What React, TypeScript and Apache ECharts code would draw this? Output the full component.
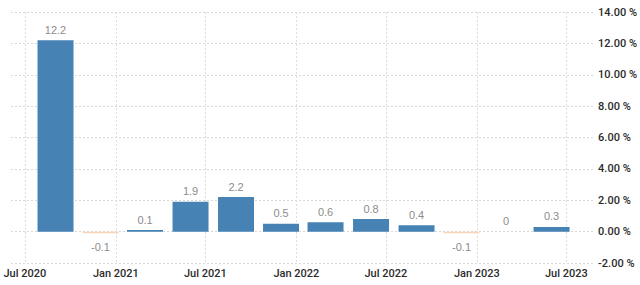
import React, { useEffect, useRef } from "react";
import * as echarts from "echarts";

// Quarterly growth, bars placed at the first day of each quarter's last month
const barMonths = [
  "2020-09", "2020-12", "2021-03", "2021-06", "2021-09", "2021-12",
  "2022-03", "2022-06", "2022-09", "2022-12", "2023-03", "2023-06",
];
const values = [12.2, -0.1, 0.1, 1.9, 2.2, 0.5, 0.6, 0.8, 0.4, -0.1, 0, 0.3];
const tickMonths = ["2020-07", "2021-01", "2021-07", "2022-01", "2022-07", "2023-01", "2023-07"];
const monthNames = ["Jan", "Feb", "Mar", "Apr", "May", "Jun", "Jul", "Aug", "Sep", "Oct", "Nov", "Dec"];
const yTicks = { min: -2, max: 14, interval: 2 };

const toTs = (ym: string, day = 1) => {
  const [y, m] = ym.split("-").map(Number);
  return Date.UTC(y, m - 1, day);
};

const AXIS_FONT = "Roboto";
const LABEL_FONT = "Liberation Sans";

export default function App() {
  const ref = useRef<HTMLDivElement>(null);
  useEffect(() => {
    if (!ref.current) return;
    const chart = echarts.init(ref.current, null, { renderer: "svg" });
    const data = barMonths.map((m, i) => {
      const v = values[i];
      return {
        value: [toTs(m), v],
        itemStyle: { color: v < 0 ? "#f6d6b6" : "#4682b4" },
        label: v < 0 ? { position: "bottom", distance: 8 } : { position: "top", distance: 5 },
      };
    });
    chart.setOption({
      animation: false,
      grid: { left: 11, right: 45, top: 12, bottom: 22, containLabel: false },
      xAxis: {
        type: "value",
        min: toTs("2020-06", 3),
        max: toTs("2023-08", 24),
        axisLine: { show: false },
        axisTick: {
          show: true,
          length: 5,
          customValues: tickMonths.map((m) => toTs(m)),
          lineStyle: { color: "#d8d8d8", type: [2, 2] },
        },
        axisLabel: {
          customValues: tickMonths.map((m) => toTs(m)),
          margin: 5,
          fontFamily: AXIS_FONT,
          fontWeight: 500,
          fontSize: 11,
          color: "#2b2b2b",
          formatter: (v: number) => {
            const d = new Date(v);
            return monthNames[d.getUTCMonth()] + " " + d.getUTCFullYear();
          },
        },
        splitLine: { show: true, lineStyle: { color: "#dedede", type: [2, 2], width: 1 } },
      },
      yAxis: {
        type: "value",
        position: "right",
        min: yTicks.min,
        max: yTicks.max,
        interval: yTicks.interval,
        axisLine: { show: false },
        axisTick: { show: false },
        axisLabel: {
          margin: 5,
          fontFamily: AXIS_FONT,
          fontWeight: 500,
          fontSize: 11,
          color: "#2b2b2b",
          formatter: (v: number) => v.toFixed(2) + " %",
        },
        splitLine: { show: true, lineStyle: { color: "#d8d8d8", type: [2, 2], width: 1 } },
      },
      series: [
        {
          type: "bar",
          barWidth: 36,
          data,
          label: {
            show: true,
            fontFamily: LABEL_FONT,
            fontSize: 11,
            color: "#8c8c8c",
            formatter: (p: any) => String(p.value[1]),
          },
        },
      ],
    });
    return () => chart.dispose();
  }, []);
  return (
    <div
      ref={ref}
      style={{ position: "fixed", left: 0, top: 0, width: 640, height: 285, background: "#fff" }}
    />
  );
}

■ ■ ■

→ EXERCISE INSTRUCTIONS: Identify every line above with the string "React" in it. Copy those lines.

→ ANSWER:
What React, TypeScript and Apache ECharts code would draw this? Output the full component.
import React, { useEffect, useRef } from "react";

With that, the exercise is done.